The definition of "Canadian corporation" at any time referred to a corporation resident in Canada that was:
(a) incorporated in Canada, or
(b) resident in Canada throughout the period that began on June 18, 1971, and that end[ed] at that time.
Para. (a) was not satisfied since, by virtue of the continuance, it was deemed by s. 250(5.1)(a) to have been incorporated in BVI. Although it satisfied para. (b) on a literal basis since it had been continuously resident in Canada, MacPhee J adopted the interpretation in inter alia Saipem that para. (b) would apply only to a corporation not incorporated in Canada. However, s. 250(5.1)(a) deemed the taxpayer to have been incorporated in the BVI for most purposes including para. (b), so that at the disposition time it qualified as a Canadian corporation and, thus, as a CCPC.
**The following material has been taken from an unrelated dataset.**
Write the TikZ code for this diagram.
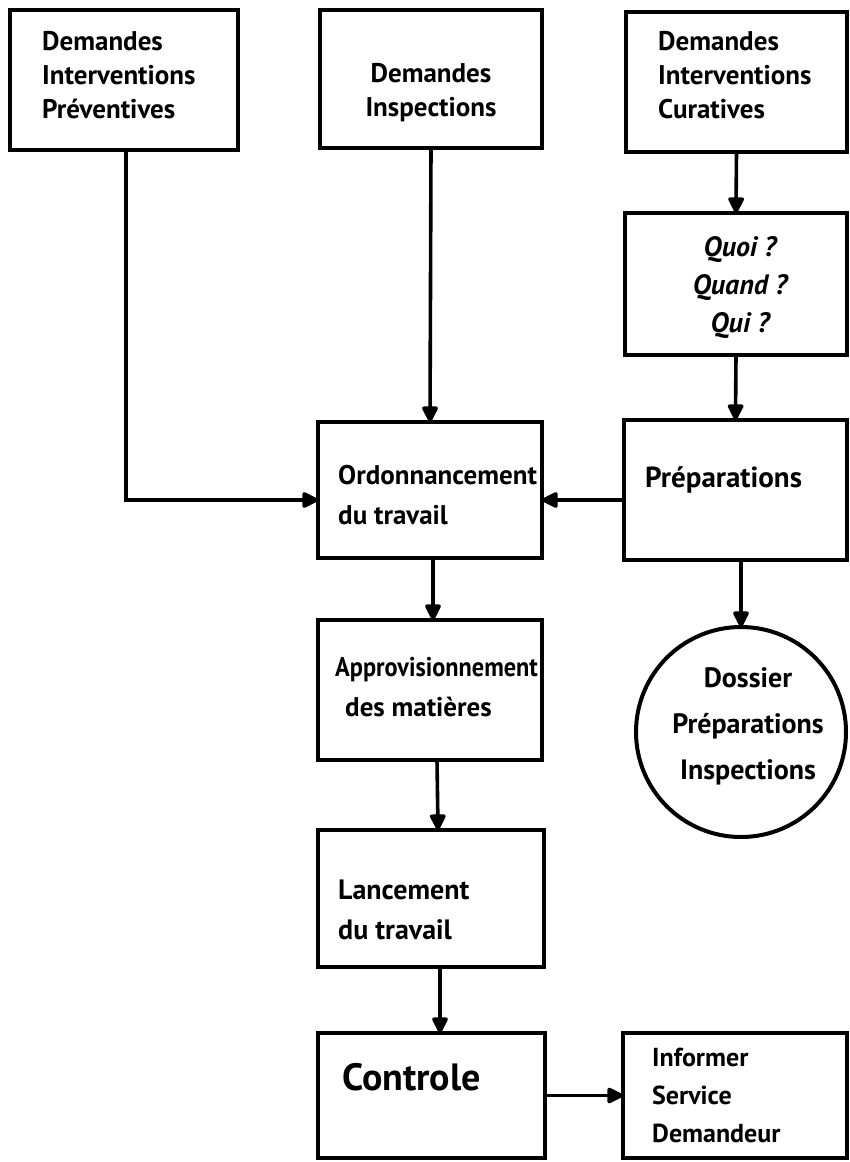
\documentclass[tikz,border=0pt]{standalone}
\usepackage{fontspec}
\usepackage{graphicx}
\setmainfont{PT Sans}
\usetikzlibrary{arrows.meta}
\begin{document}
\begin{tikzpicture}[x=1pt,y=-1pt,
  box/.style={draw, line width=4pt, rectangle, inner sep=0pt, outer sep=0pt},
  disc/.style={draw, line width=4pt, circle, inner sep=0pt, outer sep=0pt},
  link/.style={line width=3.6pt, -{Triangle[length=18pt,width=17pt,round]}},
  txt/.style={inner sep=0pt, font=\fontsize{27}{34}\bfseries},
]
\path[use as bounding box, fill=white] (0,0) rectangle (850,1162);

% boxes
\node[box, minimum width=228pt, minimum height=140pt] (prev) at (124,80) {};
\node[box, minimum width=222pt, minimum height=138pt] (insp) at (431,79) {};
\node[box, minimum width=221pt, minimum height=140pt] (cura) at (736.5,82) {};
\node[box, minimum width=222pt, minimum height=142pt] (quoi) at (736,284) {};
\node[box, minimum width=223pt, minimum height=140pt] (prep) at (735.5,490) {};
\node[box, minimum width=224pt, minimum height=136pt] (ordo) at (430,490) {};
\node[box, minimum width=224pt, minimum height=140pt] (appro) at (430,690) {};
\node[disc, minimum size=210pt] (dossier) at (741,732) {};
\node[box, minimum width=226pt, minimum height=137pt] (lanc) at (431,898.5) {};
\node[box, minimum width=227pt, minimum height=125pt] (ctrl) at (431.5,1095.5) {};
\node[box, minimum width=224pt, minimum height=125pt] (info) at (735,1095.5) {};

% texts
\node[txt, anchor=west, align=left] (tprev) at (42,75) {Demandes\\Interventions\\Préventives};
\node[txt, align=center] (tinsp) at (431,93) {Demandes\\Inspections};
\node[txt, anchor=west, align=left] (tcura) at (658,75) {Demandes\\Interventions\\Curatives};
\node[txt, align=center, font=\fontsize{28}{38}\bfseries\itshape] (tquoi) at (740,288) {Quoi ?\\Quand ?\\Qui ?};
\node[txt, anchor=west, align=left, font=\fontsize{27}{40}\bfseries] (tordo) at (338,495) {Ordonnancement\\du travail};
\node[txt, anchor=west, font=\fontsize{29}{34}\bfseries] (tprep) at (645,480) {Préparations};
\node[txt, anchor=west, align=left, font=\fontsize{27}{40}\bfseries] (tappro) at (335,687) {\scalebox{0.9}[1]{Approvisionnement}\\\hspace{10pt}des matières};
\node[txt, align=center, font=\fontsize{28}{46}\bfseries] (tdoss) at (748,726) {Dossier\\Préparations\\Inspections};
\node[txt, anchor=west, align=left, font=\fontsize{28}{40}\bfseries] (tlanc) at (338,910) {Lancement\\du travail};
\node[txt, anchor=west, font=\fontsize{38}{40}\bfseries] (tctrl) at (342,1077) {Controle};
\node[txt, anchor=west, align=left, font=\fontsize{26}{38}\bfseries] (tinfo) at (652,1095) {Informer\\Service\\Demandeur};

% connectors
\draw[link] ([xshift=2pt]prev.south) |- ([yshift=-10pt]ordo.west);
\draw[link] (insp.south) -- (ordo.north);
\draw[link] (cura.south) -- (quoi.north);
\draw[link] (quoi.south) -- (prep.north);
\draw[link] ([yshift=-10pt]prep.west) -- ([yshift=-10pt]ordo.east);
\draw[link] (prep.south -| dossier.north) -- (dossier.north);
\draw[link] ([xshift=3pt]ordo.south) -- ([xshift=3pt]appro.north);
\draw[link] ([xshift=7pt]appro.south) -- ([xshift=7pt]lanc.north);
\draw[link] ([xshift=9pt]lanc.south) -- ([xshift=9pt]lanc.south |- ctrl.north);
\draw[link] (ctrl.east) -- (info.west);
\end{tikzpicture}
\end{document}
If the taxpayer nonetheless had succeeded in ceasing to be a CCPC, then applying DAC, this would have resulted in an abuse of ss. 123.3, 123.4, and 250(5.1) for GAAR purposes. In rejecting the taxpayer's argument that there was no abuse because there was a reasonable alternative transaction—namely, that the taxpayer could have been incorporated in BVI and thereby avoided the tax under s. 123.3 -- MacPhee J accepted the Crown's submission that the alternative transaction must be one that is contemporaneous with the transaction actually undertaken.
Furthermore, the alternative transaction also did not satisfy a requirement, under the five-part test in 3295940 Canada Inc., that it produce tax consequences approximately as favourable as the series at issue. In particular, since under this scenario the taxpayer in fact had been incorporated in BVI and was continuously resident in Canada, it would be a “Canadian corporation” under para. (b) of the definition.
Neal Armstrong. Summaries of Somerset Limited v. The King, 2026 TCC 123 under s. 89(1) – Canadian corporation and s. 245(4).